I've got a mid-size elasticsearch index (1.46T or ~1e8 docs). It's running on 4 servers which each have 64GB Ram split evenly between elastic and the OS (for caching).
I want to try out the new "Significant terms" aggregation so I fired off the following query...
{
"query": {
"ids": {
"type": "document",
"values": [
"xCN4T1ABZRSj6lsB3p2IMTffv9-4ztzn1R11P_NwTTc"
]
}
},
"aggregations": {
"Keywords": {
"significant_terms": {
"field": "Body"
}
}
},
"size": 0
}
Which should compare the body of the document specified with the rest of the index and find terms significant to the document that are not common in the index.
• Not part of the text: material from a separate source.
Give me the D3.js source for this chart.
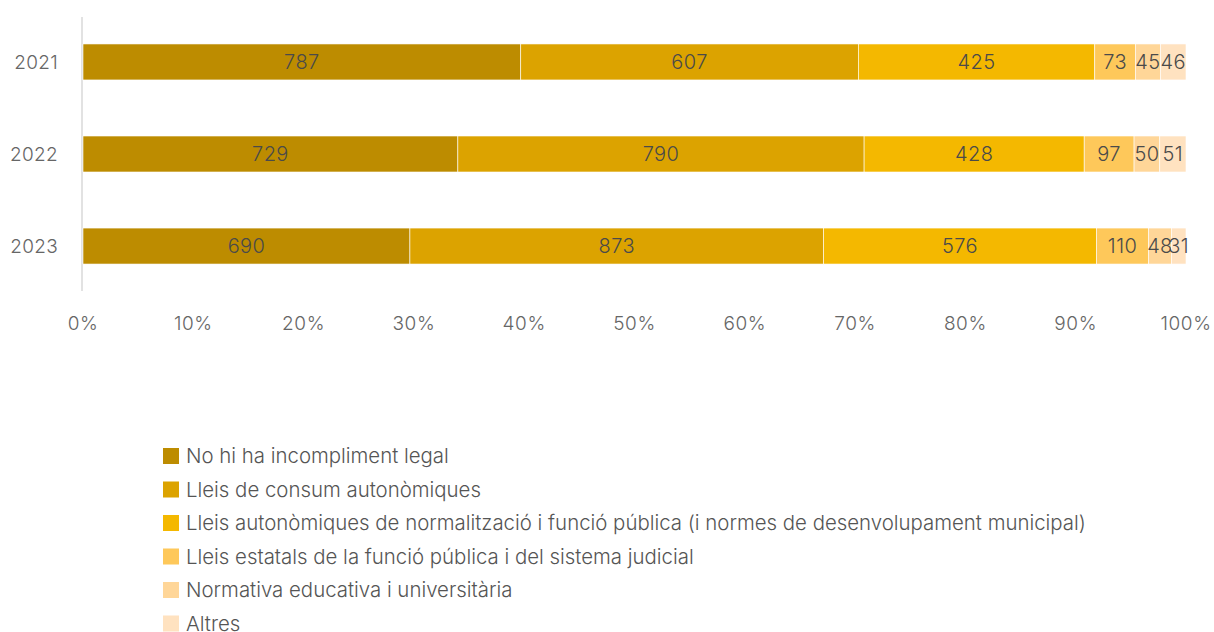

Unfortunately, this invariably results in a
ElasticsearchException[org.elasticsearch.common.breaker.CircuitBreakingException: Data too large, data would be larger than limit of [25741911654] bytes];
nested: UncheckedExecutionException[org.elasticsearch.common.breaker.CircuitBreakingException: Data too large, data would be larger than limit of [25741911654] bytes];
nested: CircuitBreakingException[Data too large, data would be larger than limit of [25741911654] bytes];
after a minute or two and seems to imply I haven't got enough memory.
The elastic servers in question are actually VMs, so I shut down other VMs and gave each elastic instance 96GB and each OS another 96GB.
The same problem occurred (different numbers, took longer). I haven't got hardware to hand with more than 192GB of memory available so can't go higher.
Are aggregations not meant for use against the index as a whole? Am I making a mistake with regards to the query format?